Tuesday 22 March 2022

Barkway



When I picked Barkway as a destination for my mini-break (or whatever you like to call it) I was merely looking for somewhere convenient for my proposed trips to RHS Hyde Hall and Anglesey Abbey, so it was quite by accident that I stumbled on such a lovely spot. 



Once Barkway sat on the main road between London and Cambridge, and many of the houses which line the high street were once coaching inns.








Now the road goes elsewhere and (outside of commuting hours when people seem to be busy needing to be elsewhere) it's a quiet place, surrounded by open countryside and a network of footpaths obligingly leading through it.







There's a village pond and ac hurch, and on a side road by the latter is another reminder of Barkway's coaching past - a pond constructed for the washing of wagons. Soaking in water also caused the wooden wheels to swell and fit more tightly in their metal rims. 
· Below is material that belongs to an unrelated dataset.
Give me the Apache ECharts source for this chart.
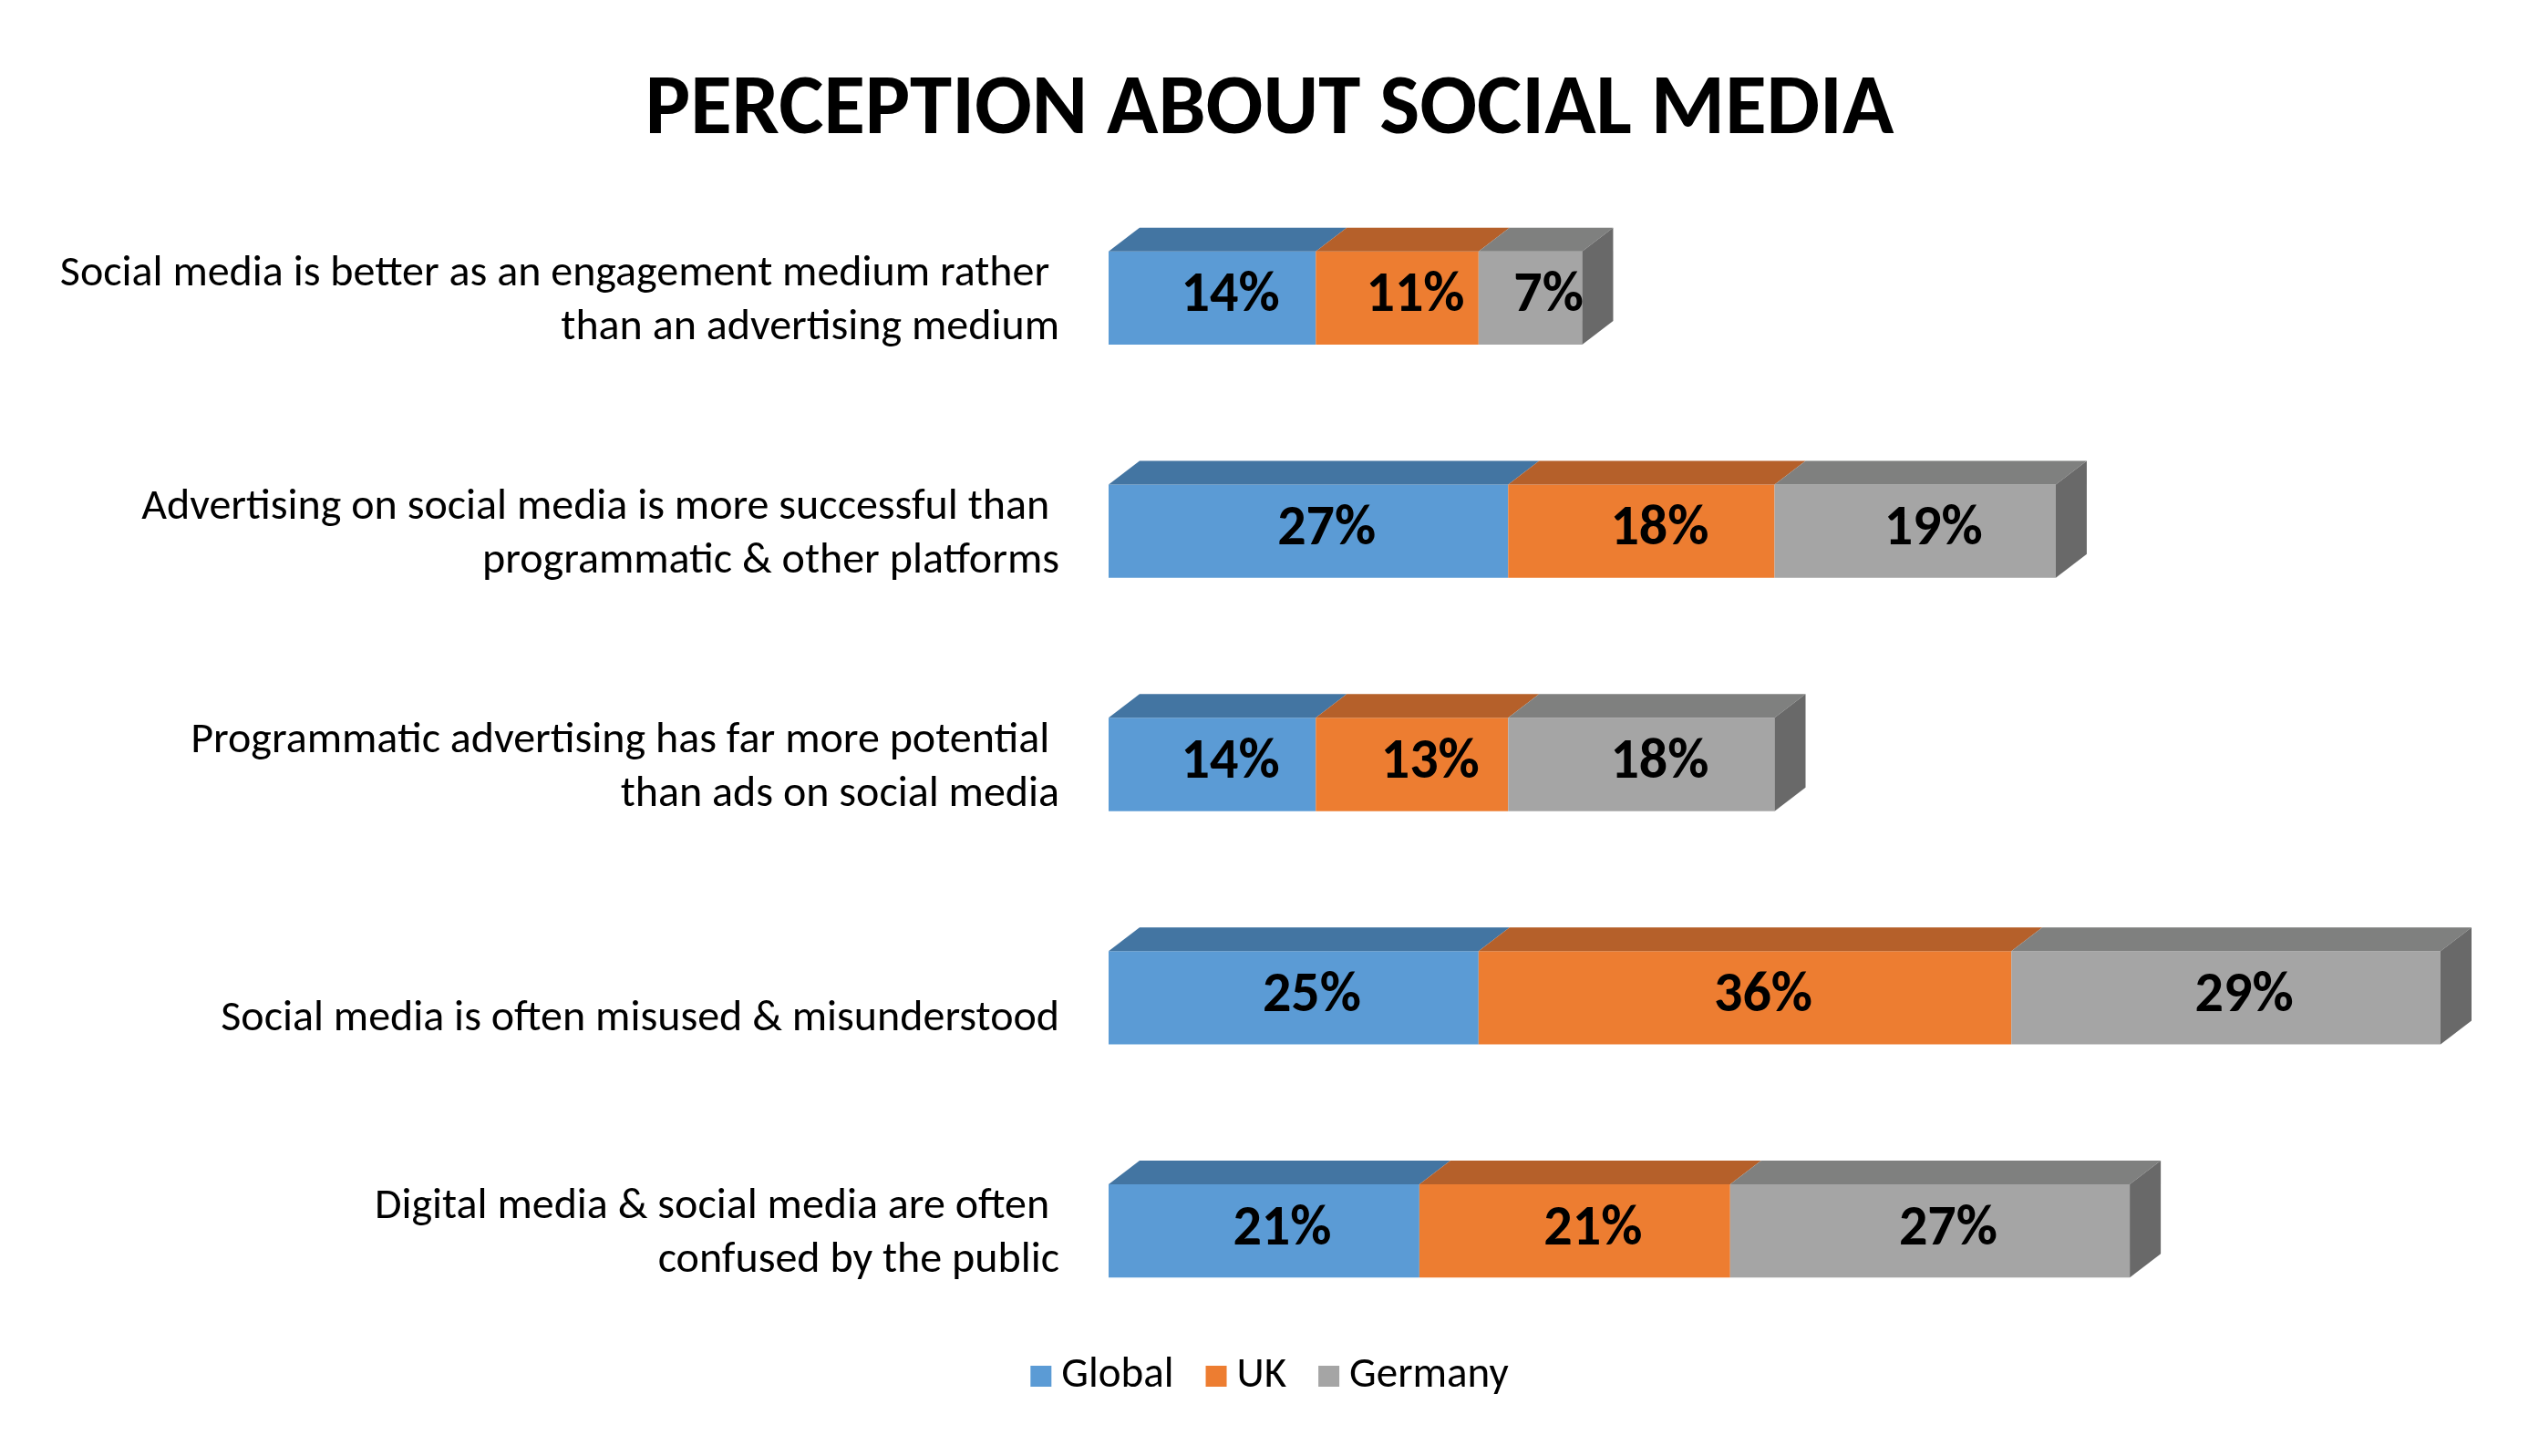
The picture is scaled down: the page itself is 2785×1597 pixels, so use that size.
<!DOCTYPE html>
<html lang="en">
  <head>
    <meta charset="UTF-8" />
    <title>Perception about social media</title>
    <script src="https://cdn.jsdelivr.net/npm/echarts@6/dist/echarts.min.js"></script>
    <style>
      html, body { margin: 0; padding: 0; background: #fff; }
      #chart { width: 2785px; height: 1597px; }
    </style>
  </head>
  <body>
    <div id="chart"></div>
    <script>
      // chart data
      const categories = [
        'Social media is better as an engagement medium rather \nthan an advertising medium',
        'Advertising on social media is more successful than \nprogrammatic & other platforms',
        'Programmatic advertising has far more potential \nthan ads on social media',
        'Social media is often misused & misunderstood',
        'Digital media & social media are often \nconfused by the public'
      ];
      const seriesNames = ['Global', 'UK', 'Germany'];
      const globalValues = [14, 27, 14, 25, 21];
      const ukValues = [11, 18, 13, 36, 21];
      const germanyValues = [7, 19, 18, 29, 27];

      const FONT = 'Carlito, Calibri, Lato, sans-serif';
      const frontColors = ['#5B9BD5', '#ED7D31', '#A5A5A5'];
      const topColors = ['#4375A2', '#B5602A', '#7F807F'];
      const sideColor = '#696969';
      const DX = 34, DY = 26;

      const allValues = [globalValues, ukValues, germanyValues];

      // [category index, start, value] so the segments stack
      function buildData(k) {
        return allValues[k].map(function (v, i) {
          let start = 0;
          for (let j = 0; j < k; j++) start += allValues[j][i];
          return [i, start, v];
        });
      }

      function makeRender(k) {
        return function (params, api) {
          const cat = api.value(0), start = api.value(1), val = api.value(2);
          const a = api.coord([start, cat]);
          const b = api.coord([start + val, cat]);
          const h = api.size([0, 1])[1] * 0.4;
          const y0 = a[1] - h / 2, y1 = a[1] + h / 2;
          const children = [
            {
              type: 'rect',
              shape: { x: a[0], y: y0, width: b[0] - a[0], height: h },
              style: { fill: frontColors[k] }
            },
            {
              type: 'polygon',
              shape: { points: [[a[0], y0], [a[0] + DX, y0 - DY], [b[0] + DX, y0 - DY], [b[0], y0]] },
              style: { fill: topColors[k] }
            }
          ];
          if (k === allValues.length - 1) {
            children.push({
              type: 'polygon',
              shape: { points: [[b[0], y0], [b[0] + DX, y0 - DY], [b[0] + DX, y1 - DY], [b[0], y1]] },
              style: { fill: sideColor }
            });
          }
          children.push({
            type: 'text',
            x: (a[0] + b[0]) / 2 + 20,
            y: a[1] - 1,
            style: {
              text: val + '%',
              align: 'center',
              verticalAlign: 'middle',
              fontFamily: FONT,
              fontWeight: 'bold',
              fontSize: 62,
              fill: '#000'
            }
          });
          return { type: 'group', children: children };
        };
      }

      const chart = echarts.init(document.getElementById('chart'));

      chart.setOption({
        backgroundColor: '#fff',
        animation: false,
        title: {
          text: 'PERCEPTION ABOUT SOCIAL MEDIA',
          left: 'center',
          top: 71,
          textStyle: { fontFamily: FONT, fontWeight: 'bold', fontSize: 93, color: '#000' }
        },
        legend: {
          data: seriesNames,
          bottom: 59,
          left: 'center',
          icon: 'rect',
          itemWidth: 23,
          itemHeight: 23,
          itemGap: 35,
          textStyle: { fontFamily: FONT, fontSize: 47, color: '#000', padding: [0, 0, 0, 6] }
        },
        grid: { left: 1216, right: 108, top: 199, bottom: 119, outerBoundsMode: 'none' },
        xAxis: { type: 'value', min: 0, max: 90, show: false },
        yAxis: {
          type: 'category',
          inverse: true,
          data: categories,
          axisLine: { show: false },
          axisTick: { show: false },
          splitLine: { show: false },
          axisLabel: {
            margin: 54,
            fontFamily: FONT,
            fontSize: 48,
            lineHeight: 59,
            color: '#000',
            align: 'right',
            padding: [7, 0, 0, 0],
            // single-line label sits a little lower in the original
            formatter: function (v) {
              return v.indexOf('\n') < 0 ? '{low|' + v + '}' : v;
            },
            rich: {
              low: { fontFamily: FONT, fontSize: 48, lineHeight: 59, color: '#000', padding: [40, 0, 0, 0] }
            }
          }
        },
        series: seriesNames.map(function (name, k) {
          return {
            name: name,
            type: 'custom',
            itemStyle: { color: frontColors[k] },
            encode: { x: [1, 2], y: 0 },
            data: buildData(k),
            renderItem: makeRender(k)
          };
        })
      });
    </script>
  </body>
</html>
But the open fields and wide blue skies were calling. We headed up a road opposite the AirBnB, which led to a path, up a rise towards Periwinkle Hill; a peaceful spot, though once site to neighbours' dispute which seems to have turned into a nasty fight.












Up here you can see for miles - in fact with binoculars you should be able to see Ely Cathedral rising out of the Fens about thirty miles away. We didn't see Ely, but walked over to the next village of  Reed, crossing the Greenwich Meridian Line on the way there and back.

This is my sort of walking country; good paths most of the way, good signposting, no narrow stiles to push through, an occasional bench, and an excellent view - and a glorious spring day with snowdrops and violets flowering in the hedges.

I wish we'd been staying longer, but it's not far from home and I hope to be back.